Frequently asked questions about furloughs and layoffs
Why would a company furlough instead of layoff?
A business may choose furloughs over layoffs because it allows them to retain valued team members. When their situation improves, they can bring their employees back and avoid spending additional time and money on recruiting and developing new workers.
Is furlough the same as laid off for unemployment?
Whether a furlough is treated the same as a layoff for purposes of unemployment depends on the state. Some will waive the job search requirement and allow furloughed workers to claim benefits as long as they meet all other prerequisites. Other states do not.
Can an employee quit while on a furlough?
Furloughed employees are free to look for permanent employment elsewhere, which is one of the risks businesses run when they reduce their workforce this way. Employers, however, may restrict employees from working temporary jobs during a furlough, depending on the terms of their agreement.
Can an employee be terminated while on furlough?
Sometimes businesses do not recover sufficiently to bring back furloughed employees, in which case, they may be laid off.
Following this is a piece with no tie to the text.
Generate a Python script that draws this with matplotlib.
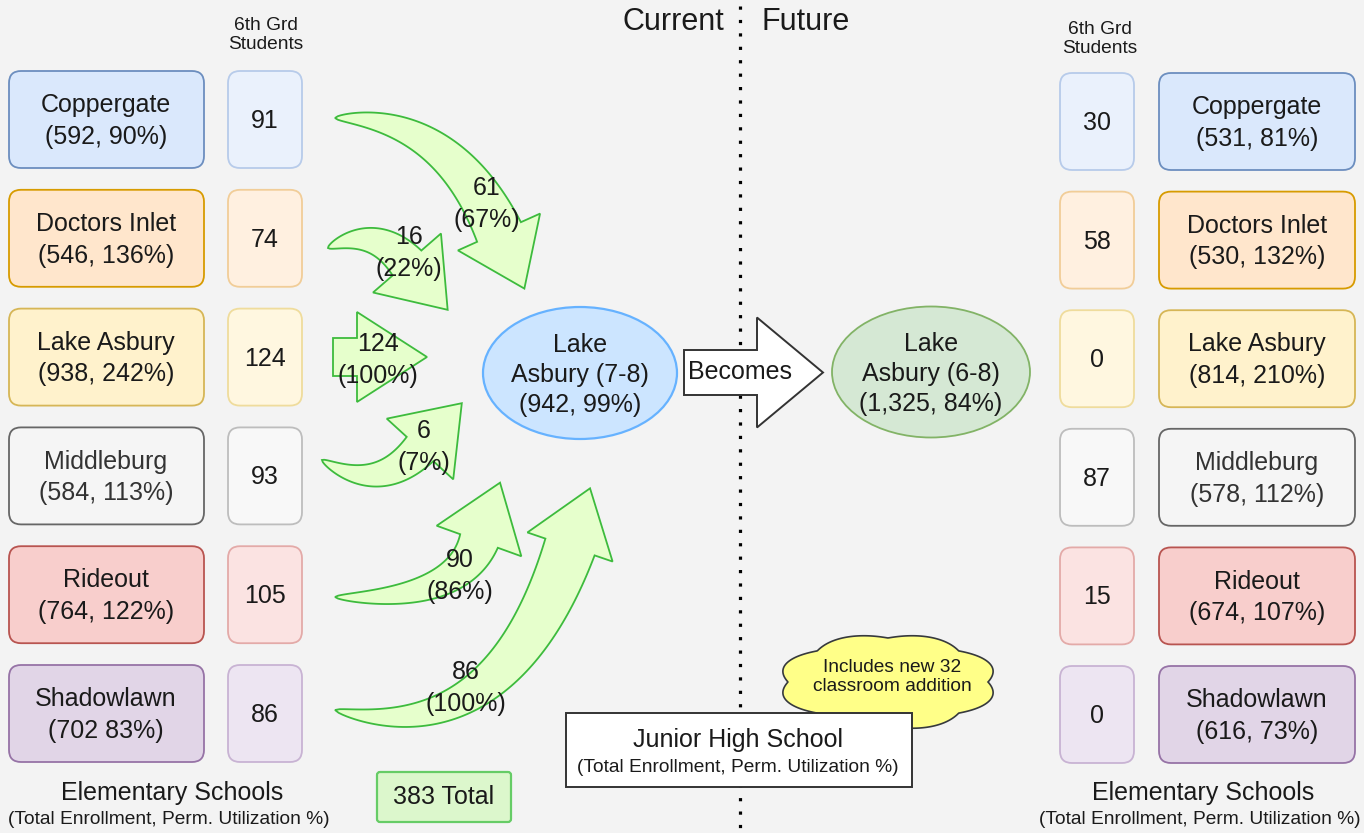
import numpy as np
import matplotlib.pyplot as plt
from matplotlib.patches import FancyBboxPatch, Ellipse, Polygon

plt.rcParams['font.family'] = ['Liberation Sans', 'DejaVu Sans']

# data
schools = ['Coppergate', 'Doctors Inlet', 'Lake Asbury', 'Middleburg', 'Rideout', 'Shadowlawn']
cur_enroll = [592, 546, 938, 584, 764, 702]
cur_util = [90, 136, 242, 113, 122, 83]
cur_sep = [', ', ', ', ', ', ', ', ', ', ' ']
cur_6th = [91, 74, 124, 93, 105, 86]
fut_enroll = [531, 530, 814, 578, 674, 616]
fut_util = [81, 132, 210, 112, 107, 73]
fut_6th = [30, 58, 0, 87, 15, 0]
moved = [61, 16, 124, 6, 90, 86]
moved_pct = [67, 22, 100, 7, 86, 100]
jh_name = ['Lake\nAsbury (7-8)', 'Lake\nAsbury (6-8)']
jh_enroll = [942, 1325]
jh_util = [99, 84]

# styles
fills = ['#dae8fc', '#ffe6cc', '#fff2cc', '#f5f5f5', '#f8cecc', '#e1d5e7']
edges = ['#6c8ebf', '#d79b00', '#d6b656', '#666666', '#b85450', '#9673a6']
light_fills = ['#eaf1fc', '#fff0e0', '#fff7e0', '#f8f8f8', '#fbe3e2', '#ede5f2']
light_edges = ['#b7cbea', '#f1cd98', '#efdc9c', '#bdbdbd', '#e3aaa8', '#c8b3d3']
txt_col = ['#1a1a1a', '#1a1a1a', '#1a1a1a', '#333333', '#1a1a1a', '#1a1a1a']
green_fc = '#e6ffcc'
green_ec = '#3dbb3d'
BIG = 18
SMALL = 13.8

fig = plt.figure(figsize=(13.64, 8.33), dpi=100)
fig.patch.set_facecolor('#f3f3f3')
ax = fig.add_axes([0, 0, 1, 1])
ax.set_xlim(0, 1364)
ax.set_ylim(833, 0)
ax.axis('off')


def rbox(x, y, w, h, fc, ec, r=12, lw=1.3, z=2):
    ax.add_patch(FancyBboxPatch((x, y), w, h, boxstyle=f'round,pad=0,rounding_size={r}',
                                fc=fc, ec=ec, lw=lw, zorder=z))


def bezier_arrow(p0, p1, p2, body_w, head_hw, head_len, taper=0.6,
                 fc=green_fc, ec=green_ec, lw=1.3, z=3):
    p0, p1, p2 = (np.asarray(p, float) for p in (p0, p1, p2))
    t = np.linspace(0, 1, 80)[:, None]
    P = (1 - t) ** 2 * p0 + 2 * t * (1 - t) * p1 + t ** 2 * p2
    D = 2 * (1 - t) * (p1 - p0) + 2 * t * (p2 - p1)
    D = D / np.linalg.norm(D, axis=1, keepdims=True)
    N = np.column_stack([-D[:, 1], D[:, 0]])
    w = body_w / 2 * t ** taper
    a = P + N * w
    b = P - N * w
    tip = p2 + D[-1] * head_len
    pts = np.vstack([a, p2 + N[-1] * head_hw, tip, p2 - N[-1] * head_hw, b[::-1]])
    ax.add_patch(Polygon(pts, closed=True, fc=fc, ec=ec, lw=lw, zorder=z,
                         joinstyle='miter'))


# left side: current
for i, s in enumerate(schools):
    top = 71 + i * 118.8
    rbox(9, top, 195, 97, fills[i], edges[i])
    ax.text(106, top + 50, f'{s}\n({cur_enroll[i]}{cur_sep[i]}{cur_util[i]}%)',
            ha='center', va='center', fontsize=BIG, linespacing=1.4, color=txt_col[i], zorder=5)
    rbox(228, top, 74, 97, light_fills[i], light_edges[i])
    ax.text(265, top + 50, str(cur_6th[i]), ha='center', va='center',
            fontsize=BIG, color='#1a1a1a', zorder=5)

# right side: future
for i, s in enumerate(schools):
    top = 73 + i * 118.6
    rbox(1060, top, 74, 97, light_fills[i], light_edges[i])
    ax.text(1097, top + 50, str(fut_6th[i]), ha='center', va='center',
            fontsize=BIG, color='#1a1a1a', zorder=5)
    rbox(1159, top, 196, 97, fills[i], edges[i])
    ax.text(1257, top + 50, f'{s}\n({fut_enroll[i]}, {fut_util[i]}%)',
            ha='center', va='center', fontsize=BIG, linespacing=1.4, color=txt_col[i], zorder=5)

for x, y in [(266, 35), (1100, 39)]:
    ax.text(x, y, '6th Grd\nStudents', ha='center', va='center', fontsize=SMALL,
            linespacing=1.15, color='#1a1a1a')

for x, y in [(172, 793), (1203, 793)]:
    ax.text(x, y, 'Elementary Schools', ha='center', va='center', fontsize=BIG, color='#1a1a1a')
    ax.text(x - 3, y + 26, '(Total Enrollment, Perm. Utilization %)', ha='center',
            va='center', fontsize=SMALL, color='#1a1a1a')

# flow arrows (tail, control, head base, body width, taper)
arrow_geom = [((335, 118), (447, 116), (499, 232), 48, 0.6),
              ((328, 248), (374, 225), (407, 263), 38, 0.6),
              ((333, 357), (345, 357), (357, 357), 38, 0.0),
              ((322, 460), (378, 495), (420, 449), 36, 0.6),
              ((335, 597), (457, 602), (479, 541), 40, 0.6),
              ((335, 710), (500, 752), (570, 547), 52, 0.6)]
label_pos = [(487, 204), (409, 253), (378, 360), (424, 447), (460, 576), (466, 688)]
for i, (p0, p1, p2, bw, tp) in enumerate(arrow_geom):
    hl = 70 if tp == 0 else 62
    bezier_arrow(p0, p1, p2, bw, 45, hl, taper=tp)
    ax.text(*label_pos[i], f'{moved[i]}\n({moved_pct[i]}%)', ha='center', va='center',
            fontsize=BIG, linespacing=1.4, color='#1a1a1a', zorder=6)

rbox(377, 772, 134, 50, '#dcf7cc', '#66cc66', r=3, lw=1.6)
ax.text(444, 797, f'{sum(moved)} Total', ha='center', va='center', fontsize=BIG,
        color='#1a1a1a', zorder=5)

# divider
ax.plot([740, 740], [6, 833], color='black', lw=2.3, ls=(0, (1, 3.2)), zorder=1)
ax.text(673, 22, 'Current', ha='center', va='center', fontsize=22, color='#1a1a1a')
ax.text(806, 22, 'Future', ha='center', va='center', fontsize=22, color='#1a1a1a')

# junior high
ax.add_patch(Ellipse((580, 373), 194, 132, fc='#cce5ff', ec='#66b2ff', lw=1.6, zorder=3))
ax.text(580, 375, f'{jh_name[0]}\n({jh_enroll[0]:,}, {jh_util[0]}%)', ha='center',
        va='center', fontsize=BIG, linespacing=1.3, color='#1a1a1a', zorder=5)
ax.add_patch(Ellipse((931, 372), 198, 131, fc='#d5e8d4', ec='#82b366', lw=1.3, zorder=3))
ax.text(931, 374, f'{jh_name[1]}\n({jh_enroll[1]:,}, {jh_util[1]}%)', ha='center',
        va='center', fontsize=BIG, linespacing=1.3, color='#1a1a1a', zorder=5)

bezier_arrow((684, 372.5), (720, 372.5), (757, 372.5), 45, 55, 66, taper=0.0,
             fc='white', ec='#333333', lw=1.4)
ax.text(740, 372, 'Becomes', ha='center', va='center', fontsize=BIG, color='#1a1a1a', zorder=5)

# cloud note
th = np.linspace(0, 2 * np.pi, 600)
bump = 1 + 0.1 * np.abs(np.sin(4 * th))
ax.add_patch(Polygon(np.column_stack([888 + 100 * bump * np.cos(th),
                                      682 + 44 * bump * np.sin(th)]),
                     closed=True, fc='#ffff88', ec='#36393d', lw=1.2, zorder=3))
ax.text(892, 677, 'Includes new 32\nclassroom addition', ha='center', va='center',
        fontsize=SMALL, linespacing=1.2, color='#1a1a1a', zorder=5)

ax.add_patch(plt.Rectangle((566, 713), 346, 74, fc='white', ec='#333333', lw=1.4, zorder=4))
ax.text(738, 740, 'Junior High School', ha='center', va='center', fontsize=BIG,
        color='#1a1a1a', zorder=5)
ax.text(738, 767, '(Total Enrollment, Perm. Utilization %)', ha='center', va='center',
        fontsize=SMALL, color='#1a1a1a', zorder=5)

fig.savefig('out.png', dpi=100, facecolor=fig.get_facecolor())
When this happens, employers must comply with WARN laws and any state regulations governing layoff notifications.
Is it better to be furloughed or laid off?
There are pros and cons to both furloughs and layoffs. On one hand, furloughed employees may continue to have health benefits and a chance to return to their job at a later date. On the other hand, employees who are laid off get a head start on finding a new job, which may be better than a protracted furlough that results in a layoff anyway.
This guide is intended to be used as a starting point in analyzing furloughs and layoffs and is not a comprehensive resource of requirements. It offers practical information concerning the subject matter and is provided with the understanding that ADP is not rendering legal or tax advice or other professional services.